Paxos is a small island that has a population of around 2500 with tourism being its primary income; though locals also rely on fishing and olive oil production which was introduced by the Venetians who ruled the islands from the 14th century. There is an interesting story about the creation of the Islands; Poseidon the Greek God delivered a blow of his powerful Trident to the southern tip of the Corfu, which floated and formed the Paxos Islands. He created this island as a solitary peace and resting haven for him and his lady Amphitrite where he could keep their love nest a secret from his wife.
The history of Paxos is rich and possibly dates back to prehistoric times. It is noted that the Romans ruled the island from the 2nd century BC and continued their rule during the Byzantine and the Middle Ages. During the Byzantine rule, the islands were constantly raided by pirates, and by the end of the 14th century, they were taken over by the Venetians. The Venetians had a very strong hold and influence on the culture of the islands which is still visible in the architecture on the islands. During the crusades of Napoleon in the late 17th century, the island was under his rule which he later lost to the Russians.
After the Russians, it was the French again who ruled the island for 7 years. Then after the treaty of Paris, all of the Ionian Islands were placed under British Protection, when Paxos surrendered to the Royal Navy frigate HMS Apollo, the 2nd Greek Light Infantry from Cephalonia and the 35th Regiment of the Royal Corsican Rangers.

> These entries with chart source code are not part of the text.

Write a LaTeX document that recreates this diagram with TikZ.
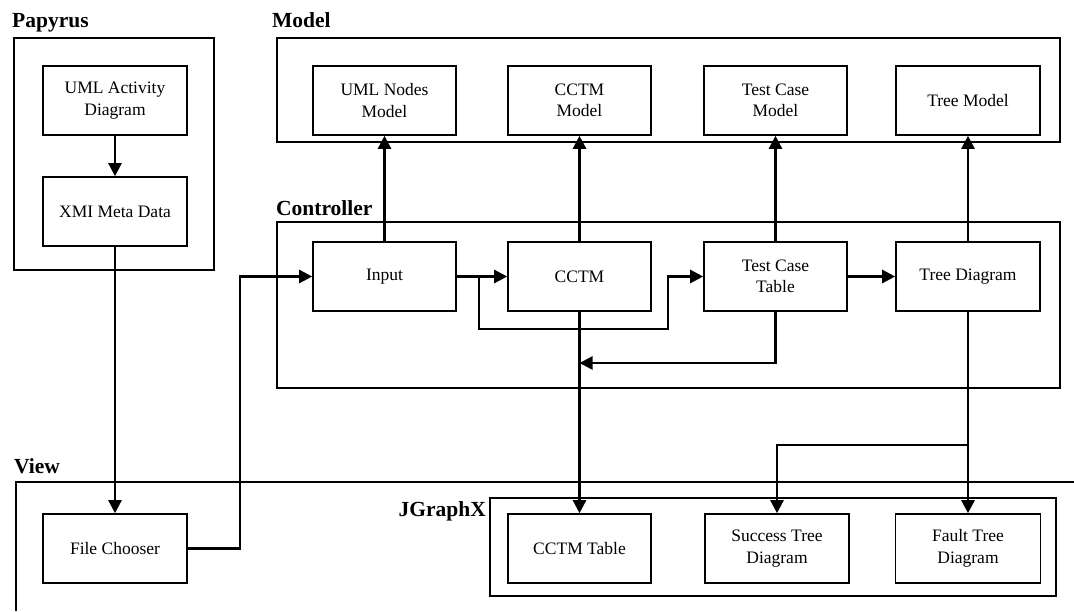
\documentclass[tikz,border=0pt]{standalone}
\usepackage{fontspec}
\setmainfont{Liberation Serif}
\usetikzlibrary{arrows.meta}
\begin{document}
\begin{tikzpicture}[x=1pt,y=-1pt,
  box/.style={draw,line width=1.6pt,rectangle,minimum width=144pt,minimum height=69pt,align=center,inner sep=1pt,font=\fontsize{17.5}{21.5}\selectfont},
  frame/.style={draw,line width=1.6pt},
  lbl/.style={font=\bfseries\fontsize{21.5}{23}\selectfont,inner sep=0pt},
  conn/.style={line width=2.4pt},
  arr/.style={conn,-{Triangle[length=13pt,width=13pt]}}]
\useasboundingbox (0,0) rectangle (1074,611);
% containers
\draw[frame] (14,38) rectangle (214,270);
\draw[frame] (277,38) rectangle (1060,142);
\draw[frame] (277,222) rectangle (1060,388);
\draw[frame] (16,611) -- (16,482) -- (1074,482);
\draw[frame] (490,498) rectangle (1056,596);
% labels
\node[lbl,anchor=base west] (lpap) at (12,27) {Papyrus};
\node[lbl,anchor=base west] (lmod) at (272,27) {Model};
\node[lbl,anchor=base west] (lctl) at (276,215) {Controller};
\node[lbl,anchor=base west] (lview) at (14,473) {View};
\node[lbl,anchor=base east] (ljg) at (486,516) {JGraphX};
% papyrus
\node[box] (uml) at (115,100.5) {UML Activity\\Diagram};
\node[box] (xmi) at (115,211.5) {XMI Meta Data};
% model
\node[box,minimum width=143pt] (umlm) at (384.5,100.5) {UML Nodes\\Model};
\node[box,minimum width=143pt] (cctmm) at (579.5,100.5) {CCTM\\Model};
\node[box,minimum width=143pt] (tcm) at (775.5,100.5) {Test Case\\Model};
\node[box,minimum width=144pt] (treem) at (968,100.5) {Tree Model};
% controller
\node[box,minimum width=143pt] (input) at (384.5,276.5) {Input};
\node[box,minimum width=143pt] (cctm) at (579.5,276.5) {CCTM};
\node[box,minimum width=143pt] (tct) at (775.5,276.5) {Test Case\\Table};
\node[box,minimum width=144pt] (tree) at (968,276.5) {Tree Diagram};
% view
\node[box] (fc) at (115,548.5) {File Chooser};
\node[box,minimum width=143pt] (ctab) at (579.5,548.5) {CCTM Table};
\node[box] (succ) at (777,548.5) {Success Tree\\Diagram};
\node[box,minimum width=145pt] (fault) at (968,548.5) {Fault Tree\\Diagram};
% coordinates
\coordinate (j1) at (479,276.5);
\coordinate (j2) at (479,329);
\coordinate (j3) at (668,329);
\coordinate (j4) at (668,276.5);
\coordinate (fb1) at (775.5,363);
\coordinate (fb2) at (579.5,363);
\coordinate (fcr) at (240,548.5);
\coordinate (fcu) at (240,276.5);
\coordinate (tb) at (968,445);
\coordinate (sb) at (777,445);
% connectors
\draw[arr] (uml) -- (xmi);
\draw[arr] (xmi) -- (fc);
\draw[arr] (fc.east) -- (fcr) -- (fcu) -- (input.west);
\draw[arr] (input.north) -- (umlm.south);
\draw[arr] (cctm.north) -- (cctmm.south);
\draw[arr] (tct.north) -- (tcm.south);
\draw[arr] (tree.north) -- (treem.south);
\draw[arr] (input.east) -- (cctm.west);
\draw[arr] (j1) -- (j2) -- (j3) -- (j4) -- (tct.west);
\draw[arr] (tct.south) -- (fb1) -- (fb2);
\draw[arr] (cctm.south) -- (ctab.north);
\draw[arr] (tct.east) -- (tree.west);
\draw[arr] (tree.south) -- (fault.north);
\draw[arr] (tb) -- (sb) -- (succ.north);
\end{tikzpicture}
\end{document}
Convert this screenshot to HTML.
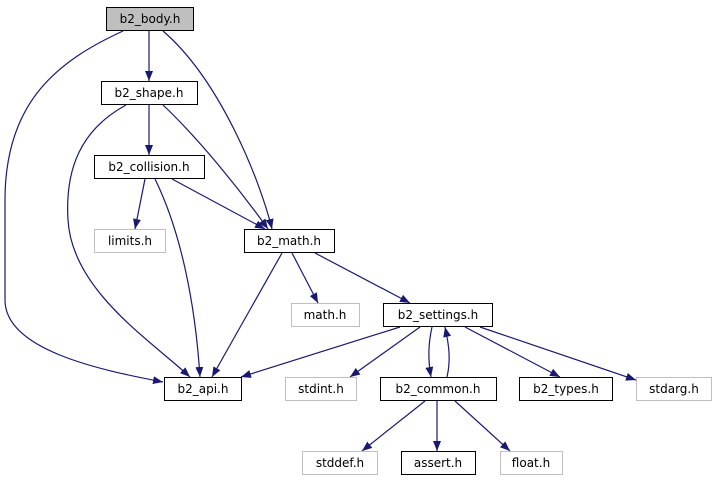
<!DOCTYPE html>
<html><head><meta charset="utf-8"><style>
html,body{margin:0;padding:0;background:#fff;width:717px;height:485px;overflow:hidden}
svg text{font-family:"DejaVu Sans","Liberation Sans",sans-serif;font-size:12px;text-anchor:middle;fill:#000}
</style></head><body>
<svg width="717" height="485" viewBox="0 0 717 485" xmlns="http://www.w3.org/2000/svg">
<defs><marker id="a" viewBox="0 0 10 10" refX="10" refY="5" markerWidth="10" markerHeight="10" markerUnits="userSpaceOnUse" orient="auto"><path d="M0,1 L10,5 L0,9 z" fill="#191970"/></marker></defs>
<g fill="none" stroke="#191970" stroke-width="1.2" marker-end="url(#a)">
<path d="M149,31 L149,81"/>
<path d="M123,31 C60,60 5,100 5,200 L5,300 C5,350 100,370 163,382"/>
<path d="M163,31 C220,80 260,180 272,229"/>
<path d="M149,105 L149,155"/>
<path d="M126,105 C80,130 65,170 68,220 C72,290 150,340 190,377"/>
<path d="M163,105 C200,140 240,190 268,229"/>
<path d="M145,179 L135,229"/>
<path d="M155,179 C180,230 195,300 200,377"/>
<path d="M172,179 L265,229"/>
<path d="M282,253 L212,377"/>
<path d="M292,253 L318,303"/>
<path d="M315,253 L410,303"/>
<path d="M400,327 L241,377"/>
<path d="M420,327 L350,377"/>
<path d="M432,327 C428,345 428,360 431,377"/>
<path d="M447,377 C451,360 449,345 445,327"/>
<path d="M465,327 L560,377"/>
<path d="M480,327 L636,380"/>
<path d="M425,401 L362,451"/>
<path d="M437,401 L437,451"/>
<path d="M455,401 L510,451"/>
</g>
<g stroke-width="1">
<rect x="106.5" y="7.5" width="87" height="23" fill="#bfbfbf" stroke="#000"/>
<rect x="101.5" y="81.5" width="96" height="23" fill="#fff" stroke="#000"/>
<rect x="94.5" y="155.5" width="110" height="23" fill="#fff" stroke="#000"/>
<rect x="94.5" y="229.5" width="71" height="23" fill="#fff" stroke="#bfbfbf"/>
<rect x="244.5" y="229.5" width="90" height="23" fill="#fff" stroke="#000"/>
<rect x="291.5" y="303.5" width="68" height="23" fill="#fff" stroke="#bfbfbf"/>
<rect x="383.5" y="303.5" width="109" height="23" fill="#fff" stroke="#000"/>
<rect x="164.5" y="377.5" width="77" height="23" fill="#fff" stroke="#000"/>
<rect x="285.5" y="377.5" width="71" height="23" fill="#fff" stroke="#bfbfbf"/>
<rect x="380.5" y="377.5" width="116" height="23" fill="#fff" stroke="#000"/>
<rect x="519.5" y="377.5" width="93" height="23" fill="#fff" stroke="#000"/>
<rect x="636.5" y="377.5" width="75" height="23" fill="#fff" stroke="#bfbfbf"/>
<rect x="302.5" y="451.5" width="75" height="23" fill="#fff" stroke="#bfbfbf"/>
<rect x="401.5" y="451.5" width="74" height="23" fill="#fff" stroke="#000"/>
<rect x="500.5" y="451.5" width="62" height="23" fill="#fff" stroke="#bfbfbf"/>
</g>
<text x="150" y="23">b2_body.h</text>
<text x="149" y="97">b2_shape.h</text>
<text x="149" y="171">b2_collision.h</text>
<text x="130" y="245">limits.h</text>
<text x="289" y="245">b2_math.h</text>
<text x="325" y="319">math.h</text>
<text x="438" y="319">b2_settings.h</text>
<text x="203" y="393">b2_api.h</text>
<text x="321" y="393">stdint.h</text>
<text x="438" y="393">b2_common.h</text>
<text x="566" y="393">b2_types.h</text>
<text x="674" y="393">stdarg.h</text>
<text x="340" y="467">stddef.h</text>
<text x="438" y="467">assert.h</text>
<text x="531" y="467">float.h</text>
</svg>
</body></html>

A year later and the British rule established the Ionian Union in the year 1815. Everything remained peaceful in Paxos and the other Ionian islands for the years to come. There was a lot of improvement with the infrastructure, education, and the judicial system in the islands. Everything seemed to be running smoothly for almost 50 years and it was through this time that the foundations were laid. However, unfortunately, there was unrest on the Greek mainland...
A fierce war for independence was fuming between the Turks and the Greeks. Things were looking bad for the Greeks and so in a bid to help their fellow countrymen, many young men from Paxos also joined the war and fought alongside the Greek soldiers. One such young soldier who laid his life in the war for Greece was Yiorgos Anemoyiannis who was slain by the Turks at a young age of 23. He was killed in a daring and brave attempt when he tried to set ablaze a Turkish fleet ship moored on the shores, however, in the process, he was captured and killed by the Turkish soldiers. Due to his brave act, he became and was regarded as the local hero for the Paxos islands and his statue is seen at the southern entrance to the Paxos island capital Gaios harbor.
Finally in the year 1814, the British gave in to the nationalist sentiment of the Ionian Islands population and allowed the integration of the Ionian Islands with the Kingdom of Greece. Things were stable on the islands until the start of World War II; where the islands were briefly ruled by the Italians and the Germans. In 1944 the islands were freed by the allied forces.
The history of Paxos was not just colorful but also had a lot of various regional influences that still are prominent in the culture of the islands. There are some incredible beaches and ports which are breathtaking. The famous locales are Gaios, Panayia, St Nicolas, Lakka, and Loggos. There are some beautiful villages and countryside and as there is no airport, it is not an island for the masses. Tourists must travel to Paxos by cruises and boats making this a dream destination to visit along with your near and dear ones.